奇跡のごはん

本書は著者自身が大病を患ってから食事療法を通じて、現代医学で治せない病気から奇跡的に回復し、食の大切さを日々伝えるために、日々活動している。病院でもよく「食事療法」を行うところも聞くのだが、実際には「食事療法」だけではなく、「食育」そのものについても本書は言及している。自ら起こした奇跡から、食の大切さと重要性についてを説いた一冊が本書である。

第一章「味気ない病院食」
著者が原因不明の大病を患ったのは16歳、高校1年生野時である。普段通り高校生活を送っていたのだが、風邪のような症状を患い、他にも血尿などが出るようになった。病院を転々として風邪と言われたが、いっこうに治らず、おかしいと思ったときに再度病院に行くと入院することに、検査入院だったのだが、入院自体も長引きようやく出たのが、
「結節性動脈周囲炎(けっせつせいどうみゃくしゅういえん)」
という病気である。これは動脈の血管にコブのようなものができる病気で、現在も確実な治療法は存在せず、難病指定され散る病気である。

第二章「母の食事療法」
治療法はないものの、「食事療法」により病気の進行を遅らせることができるとアドバイスを受け、食事療法がスタートした。本章のタイトルに「母」も含まれているのには理由があり、母自身も持病により、食事療法をするように言われていたためである。そのため母娘の二人三脚で食事療法をする事になった。当然摂取量のコントロールをすることも親子共々やる必要があった。当然調節をするとなると難しい所もあるが、母娘の知恵で乗り切った。

第三章「「食」に関わる仕事へ」
食事療法はずっと続いて行ったが、当然親離れをする時期に入っていった。
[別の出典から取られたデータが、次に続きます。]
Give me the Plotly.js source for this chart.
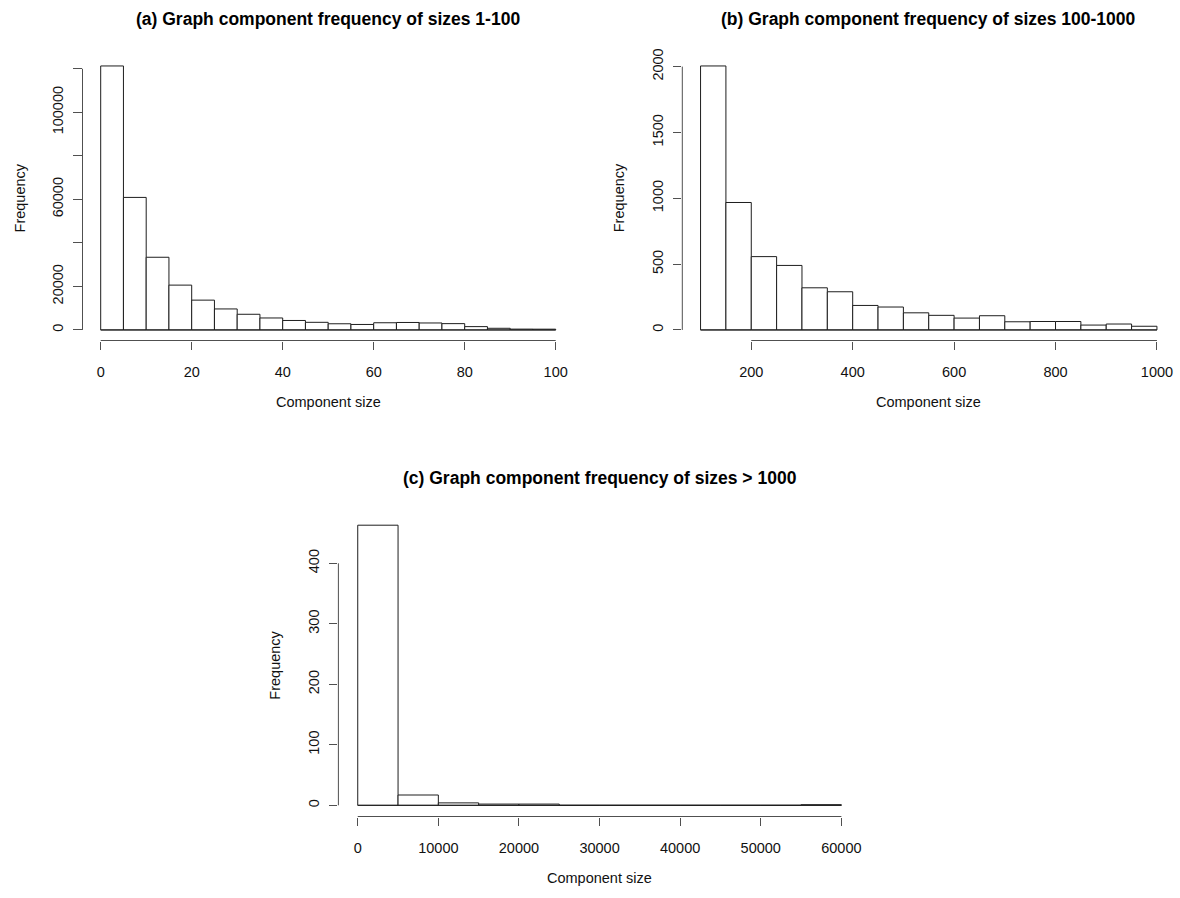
<!DOCTYPE html>
<html><head><meta charset="utf-8">
<script src="https://cdn.plot.ly/plotly-3.0.1.min.js"></script>
<style>html,body{margin:0;padding:0;background:#fff}#chart{width:1180px;height:898px}</style>
</head><body><div id="chart"></div>
<script>
// ---- data ----
const aBreaks = [0,5,10,15,20,25,30,35,40,45,50,55,60,65,70,75,80,85,90,95,100];
const aCounts = [121300,60900,33400,20600,13700,9650,7200,5500,4350,3500,2830,2520,3300,3430,3200,2900,1530,760,380,350];
const aXTicks = [0,20,40,60,80,100];
const aYTicks = [0,20000,40000,60000,80000,100000,120000];
const aYTickText = ["0","20000","","60000","","100000",""];

const bBreaks = [100,150,200,250,300,350,400,450,500,550,600,650,700,750,800,850,900,950,1000];
const bCounts = [2005,968,557,490,320,290,186,174,130,111,90,108,62,64,64,37,45,28];
const bXTicks = [200,400,600,800,1000];
const bYTicks = [0,500,1000,1500,2000];
const bYTickText = ["0","500","1000","1500","2000"];

const cBreaks = [0,5000,10000,15000,20000,25000,30000,35000,40000,45000,50000,55000,60000];
const cCounts = [463,17,4,2,2,0,0,0,0,0,0,1];
const cXTicks = [0,10000,20000,30000,40000,50000,60000];
const cYTicks = [0,100,200,300,400];
const cYTickText = ["0","100","200","300","400"];

const titles = [
  "(a) Graph component frequency of sizes 1-100",
  "(b) Graph component frequency of sizes 100-1000",
  "(c) Graph component frequency of sizes > 1000"
];
const xLabel = "Component size";
const yLabel = "Frequency";

// ---- layout helpers ----
const W = 1180, H = 898;
const FONT = "Liberation Sans, Arial, Helvetica, sans-serif";
const px = v => v / W;
const py = v => 1 - v / H;
const BAR_LINE = '#1e1e1e';
const AX_LINE = '#505050';

const panels = [
  {br:aBreaks, ct:aCounts, xt:aXTicks, yt:aYTicks, ytt:aYTickText, xpx:[82.5,573.9], ypx:[340.5,55.4], title:titles[0], titleY:19.5},
  {br:bBreaks, ct:bCounts, xt:bXTicks, yt:bYTicks, ytt:bYTickText, xpx:[682.3,1175.2], ypx:[340.5,55.4], title:titles[1], titleY:19.5},
  {br:cBreaks, ct:cCounts, xt:cXTicks, yt:cYTicks, ytt:cYTickText, xpx:[338.4,860.7], ypx:[816.5,514], title:titles[2], titleY:478}
];

function expand(lo, hi){ const d = (hi - lo) * 0.04; return [lo - d, hi + d]; }

const data = [], shapes = [], annotations = [];
const layout = {
  width: W, height: H, margin:{l:0,r:0,t:0,b:0},
  paper_bgcolor:'#fff', plot_bgcolor:'#fff', showlegend:false,
  font:{family:FONT, color:'#111'}, bargap:0
};

panels.forEach((p, i) => {
  const n = i === 0 ? '' : String(i + 1);
  const xa = 'x' + n, ya = 'y' + n;
  const mids = p.ct.map((c, k) => (p.br[k] + p.br[k + 1]) / 2);
  const widths = p.ct.map((c, k) => p.br[k + 1] - p.br[k]);
  data.push({
    type:'scatter', mode:'lines', x:[p.br[0], p.br[p.br.length - 1]], y:[0, 0],
    xaxis:xa, yaxis:ya, line:{color:BAR_LINE, width:1}, hoverinfo:'skip', cliponaxis:false
  });
  data.push({
    type:'bar', x:mids, y:p.ct, width:widths, xaxis:xa, yaxis:ya,
    marker:{color:'#fff', line:{color:BAR_LINE, width:1}}, hoverinfo:'skip'
  });
  const dx = [px(p.xpx[0]), px(p.xpx[1])];
  const dy = [py(p.ypx[0]), py(p.ypx[1])];
  const common = {
    showgrid:false, zeroline:false, showline:false, ticks:'outside',
    ticklen:8.7, tickwidth:1, tickcolor:AX_LINE, fixedrange:true,
    tickfont:{family:FONT, size:14.5, color:'#111'}, tickmode:'array'
  };
  layout['xaxis' + n] = Object.assign({}, common, {
    domain:dx, anchor:ya, range:expand(p.br[0], p.br[p.br.length - 1]),
    tickvals:p.xt, ticktext:p.xt.map(String), ticklabelstandoff:9
  });
  layout['yaxis' + n] = Object.assign({}, common, {
    domain:dy, anchor:xa, range:expand(0, Math.max(...p.ct)),
    tickvals:p.yt, ticktext:p.ytt, tickangle:-90, ticklabelstandoff:4
  });
  // R-style axis lines spanning first to last tick
  shapes.push({type:'line', xref:xa, yref:'paper', x0:p.xt[0], x1:p.xt[p.xt.length - 1],
    y0:dy[0], y1:dy[0], line:{color:AX_LINE, width:1}});
  shapes.push({type:'line', xref:'paper', yref:ya, x0:dx[0], x1:dx[0],
    y0:p.yt[0], y1:p.yt[p.yt.length - 1], line:{color:AX_LINE, width:1}});
  const cx = (dx[0] + dx[1]) / 2;
  annotations.push({text:p.title, xref:'paper', yref:'paper', x:cx, y:py(p.titleY),
    xanchor:'center', yanchor:'middle', showarrow:false,
    font:{family:FONT, size:17.5, weight:'bold', color:'#000'}});
  annotations.push({text:xLabel, xref:'paper', yref:'paper', x:cx, y:py(p.ypx[0] + 61.6),
    xanchor:'center', yanchor:'middle', showarrow:false,
    font:{family:FONT, size:14.5, color:'#111'}});
  annotations.push({text:yLabel, xref:'paper', yref:'paper', x:px(p.xpx[0] - 63),
    y:(dy[0] + dy[1]) / 2, xanchor:'center', yanchor:'middle', textangle:-90, showarrow:false,
    font:{family:FONT, size:14.5, color:'#111'}});
});
layout.shapes = shapes;
layout.annotations = annotations;

Plotly.newPlot('chart', data, layout, {staticPlot:true, displayModeBar:false});
</script>
</body></html>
その中で食事療法の体験から「食」に携わる仕事をしたいと思い、親元を離れ単身福岡へ移住した。

第四章「家メシがつむぐ絆」
食事療法自体は16歳から7年半にわたって行われ、病気を克服した。福岡で独立して食の仕事に携わったのは著者が23の時の事である。独立後はカフェなどで働きながらも「家メシ」づくりに勤しんだ。家メシを作りつつも新しいレシピを考案し、同僚に食べさせたりもしたのだという。そうしたことによって様々な絆をつくることができた。しかも大病を患ったときの食事療法で社会復帰したことが記事になり、本になる事ができたことにより、仕事ばかりでは無く、本当にやりたかった食にまつわる仕事もつけるようになった。

第五章「「料理」から「ごはん」への階段」
料理修業に励み、様々なごはんをつくっていきながらも、一つの「恋」に巡り会うことができた。その恋は、紆余曲折はあったものの、結婚にまで至ったという。その紆余曲折の中で様々なレシピを生み出していったのだが、本章ではそのレシピを余すところなく紹介している。

第六章「ごはんでつくる愛がある」
結婚してからも病に悩まされた著者だが、これまでの人生は「食」だけではなく、「食」を通じて人と繋がっていった事を思い出していた。本章のタイトルにもあるとおり、「ごはん」から作る事のできた「愛」も育まれ、人の輪となり、そして大病も克服することができたのだから。

著者は今もなお病と闘いながらも、新しいレシピをつくり、食や食育の重要性を説く講演を行っている。食を通じて命が救われ、病を乗り越え、人の輪を作り、愛も育むことができたその著者の姿は今日もまた、人から人へと伝わっていく。